There are also a few practical problems with these statements. For a start, I'm moving so I'm nowhere specific for more than a nano-second. So you can't pinpoint my position on a map now, you can only say with a reasonable degree of accuracy (I assume that we are being tracked by radar and/or satellite) where I have been. You can't map me, you can only plot my trajectory.

Also, in this placeless place, I am not anywhere. I am flying through international and national air spaces, but I wonder under what jurisdictions the space within this aircraft comes? Are we subject to the rules of the United Arab Emirates whence we departed; the Civil Aviation Authority; or perhaps Australia, where we're headed? Or are we bound - as our luggage compensation claims are - by some convention, such as the Hague, Warsaw or Geneva?

Or does it really matter? At the moment we're a disparate group, with certain familial or friendship ties, but with most in common through the shared experience of being moved through space on the same vehicle. Perhaps the issues of place only really come into play when something happens: an accident or a catastrophe, when core human characteristics such as selfishness or a desire to help come to the fore. Perhaps one of the defining characteristics of this placeless place is that it is also somewhere (nowhere?) where nothing happens - as soon as something does happen, such as an air crash, then the incident also marks out a place: the aircraft came down in the Siberian tundra, close to...
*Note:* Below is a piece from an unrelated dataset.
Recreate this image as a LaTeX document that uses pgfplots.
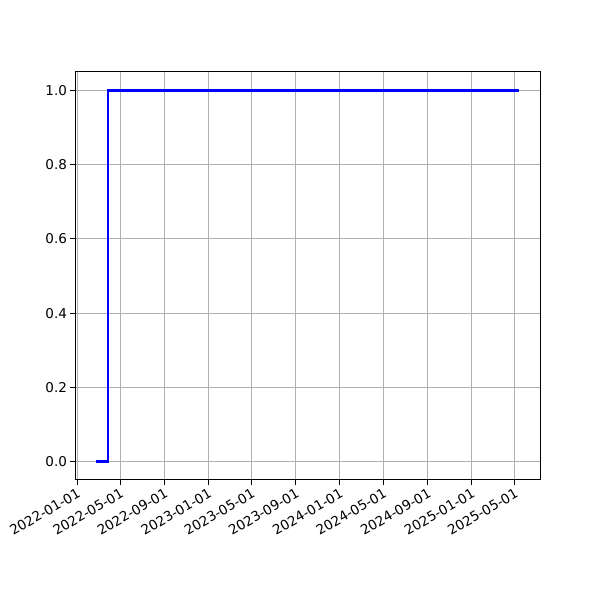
\documentclass[border=0pt]{standalone}
\usepackage{pgfplots}
\pgfplotsset{compat=1.18}
\usepackage{fontspec}
\setmainfont{DejaVu Sans}
\begin{document}
\begin{tikzpicture}
\path[use as bounding box] (0,0) rectangle (600bp,600bp);
\begin{axis}[
  at={(75bp,120bp)}, anchor=south west,
  scale only axis, width=465bp, height=408bp,
  xmin=-5.7, xmax=1285.7,
  ymin=-0.05, ymax=1.05,
  xtick={0,120,243,365,485,608,730,851,974,1096,1216},
  xticklabels={2022-01-01,2022-05-01,2022-09-01,2023-01-01,2023-05-01,2023-09-01,2024-01-01,2024-05-01,2024-09-01,2025-01-01,2025-05-01},
  ytick={0,0.2,0.4,0.6,0.8,1.0},
  yticklabel style={/pgf/number format/fixed,/pgf/number format/precision=1,/pgf/number format/fixed zerofill},
  /pgf/number format/assume math mode=true,
  xticklabel style={rotate=30, anchor=north east, inner sep=2bp, font=\fontsize{13.5bp}{16bp}\selectfont},
  yticklabel style={font=\fontsize{13.5bp}{16bp}\selectfont, inner sep=3bp},
  tick align=outside, major tick length=4.9bp,
  tick style={black, line width=1bp},
  xtick pos=bottom, ytick pos=left,
  grid=major, grid style={color=black!31, line width=1bp},
  axis line style={line width=1bp},
]
\addplot[blue, line width=2.2bp, const plot mark left] coordinates {(53,0) (86,1) (1227,1)};
\end{axis}
\end{tikzpicture}
\end{document}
There is another interesting facet of this flying experience, and that is the process by which we make our immediate surroundings 'home'. I am very far from home and few of my things are here, but I have undertaken actions of familiarisation that are themselves so familiar as to have become invisible rituals. I have read information cards, looked in drawers and cubby holes, tried out all the buttons to do with moving parts of my chair and the TV. I have raised and lowered the window blinds, adjusted the lights and make myself comfortable both by familiarising myself with the unfamiliar and by personalising it, if only in the sense of disposing a limited number of possessions on surfaces.
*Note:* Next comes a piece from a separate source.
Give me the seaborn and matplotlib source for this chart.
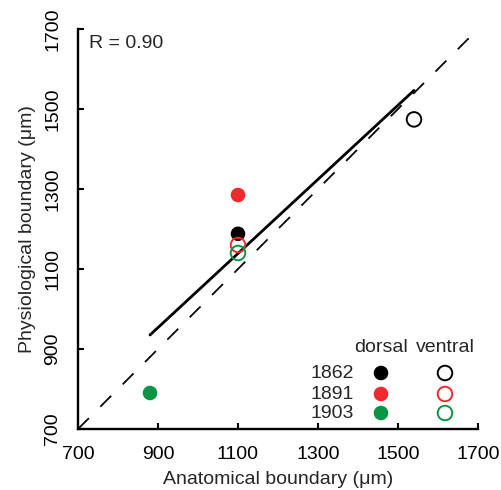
import matplotlib
matplotlib.use("Agg")
import matplotlib.pyplot as plt
import seaborn as sns
import pandas as pd
import numpy as np

# Boundary positions (anatomical vs physiological), per animal and side
animals = ["1862", "1891", "1903", "1862", "1891", "1903"]
sides = ["dorsal", "dorsal", "dorsal", "ventral", "ventral", "ventral"]
anatomical = [1100, 1100, 880, 1540, 1100, 1100]
physiological = [1188, 1285, 790, 1474, 1160, 1140]

animal_order = ["1862", "1891", "1903"]
animal_colors = {"1862": "#000000", "1891": "#EE2A2E", "1903": "#0A9444"}
r_text = "R = 0.90"

df = pd.DataFrame({"animal": animals, "side": sides,
                   "anatomical": anatomical, "physiological": physiological})

sns.set_style("ticks")
plt.rcParams["font.family"] = ["Liberation Sans", "DejaVu Sans"]
plt.rcParams["font.size"] = 14

fig = plt.figure(figsize=(5.02, 4.90), dpi=100)
ax = fig.add_axes([78 / 502, 61 / 490, 400 / 502, 400 / 490])

# identity line
ax.plot([700, 1700], [700, 1700], color="black", lw=1.3,
        dashes=(8.5, 9.0), zorder=1)

# linear regression over all boundaries
sns.regplot(data=df, x="anatomical", y="physiological", scatter=False,
            ci=None, truncate=True, color="black",
            line_kws=dict(lw=2.0, zorder=2), ax=ax)

ms = 110
for side in ["dorsal", "ventral"]:
    for animal in animal_order:
        sub = df[(df.side == side) & (df.animal == animal)]
        col = animal_colors[animal]
        if side == "dorsal":
            sns.scatterplot(data=sub, x="anatomical", y="physiological",
                            color=col, s=ms, edgecolor="none",
                            zorder=3, ax=ax, legend=False)
        else:
            sns.scatterplot(data=sub, x="anatomical", y="physiological",
                            s=ms, facecolor="none", edgecolor=col,
                            linewidth=1.4, zorder=4, ax=ax, legend=False)

ax.set_xlim(700, 1700)
ax.set_ylim(700, 1700)
ticks = [700, 900, 1100, 1300, 1500, 1700]
ax.set_xticks(ticks)
ax.set_yticks(ticks)
ax.set_yticklabels([str(t) for t in ticks], rotation=90, va="center")
ax.tick_params(direction="in", length=4, width=1.5, labelsize=14, pad=12,
               colors="black")
sns.despine(ax=ax)
for s in ["left", "bottom"]:
    ax.spines[s].set_linewidth(1.7)
    ax.spines[s].set_color("black")

ax.set_xlabel("Anatomical boundary (μm)", fontsize=14, labelpad=6)
ax.set_ylabel("Physiological boundary (μm)", fontsize=14, labelpad=6)

ax.text(0.028, 0.985, r_text, transform=ax.transAxes, fontsize=14,
        ha="left", va="top")

# key: animals as rows, dorsal (filled) / ventral (open) as columns
col_x = {"dorsal": 0.7575, "ventral": 0.9175}
row_y = [0.14, 0.0875, 0.04]
ax.text(col_x["dorsal"], 0.2025, "dorsal", transform=ax.transAxes,
        ha="center", va="center", fontsize=14)
ax.text(col_x["ventral"], 0.2025, "ventral", transform=ax.transAxes,
        ha="center", va="center", fontsize=14)
for animal, yy in zip(animal_order, row_y):
    col = animal_colors[animal]
    ax.text(0.69, yy, animal, transform=ax.transAxes, ha="right",
            va="center", fontsize=14)
    ax.scatter([col_x["dorsal"]], [yy], transform=ax.transAxes, s=ms,
               color=col, edgecolor="none", clip_on=False, zorder=5)
    ax.scatter([col_x["ventral"]], [yy], transform=ax.transAxes, s=ms,
               facecolor="none", edgecolor=col, linewidth=1.4,
               clip_on=False, zorder=5)

fig.savefig("out.png", dpi=100)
I often don't notice myself doing it, and yet it's obviously important and I am aware that I also feel the need to do it for Ella. I pre-emptively packed things in our hand luggage that would make her feel 'at home', such as cuddly toys and activities. A clear part of the rationale for doing so is to remove fear: what I want to avoid, both for her and for me, is the experience of her fearing the space she is in for such a long time because she doesn't like it or want to be in it. And let's face it, she doesn't have much choice about coming along with me for the ride!

I have very ill-informed notions about what our so-called primitive ancestors did in their caves, but I imagine that what I have done in my First Class cabin is not much different to what I would have done thousands of years ago in my cave: arranging dry bedding and furs, cooking utensils or tools, or perhaps painting something on a cave wall.

Friday, October 13, 2006

Arachne

I think I shed my skin somewhere over Belgium
a brittle undercarriage falling from 30,000 feet.
I felt the tearing on my belly as it dropped away,
new scars over old scars.

Eye pits sense only light and dark,
fill with tears.
Pink flesh, not hardened yet, flinching from new light
warmed and blinded at the same time.

Forty years of webs, practicing. Sorrow sometimes
hung like dewdrops, cold beads, a weighty necklace on
winter mornings.

Now I take my children with me, free falling, only
a thin silk line
to cast out as we drift and hope we catch in something
soft.

Dawn is warmer here. One leg delicately stepping onto
the grass. One hand cuts open the box and takes out the loom.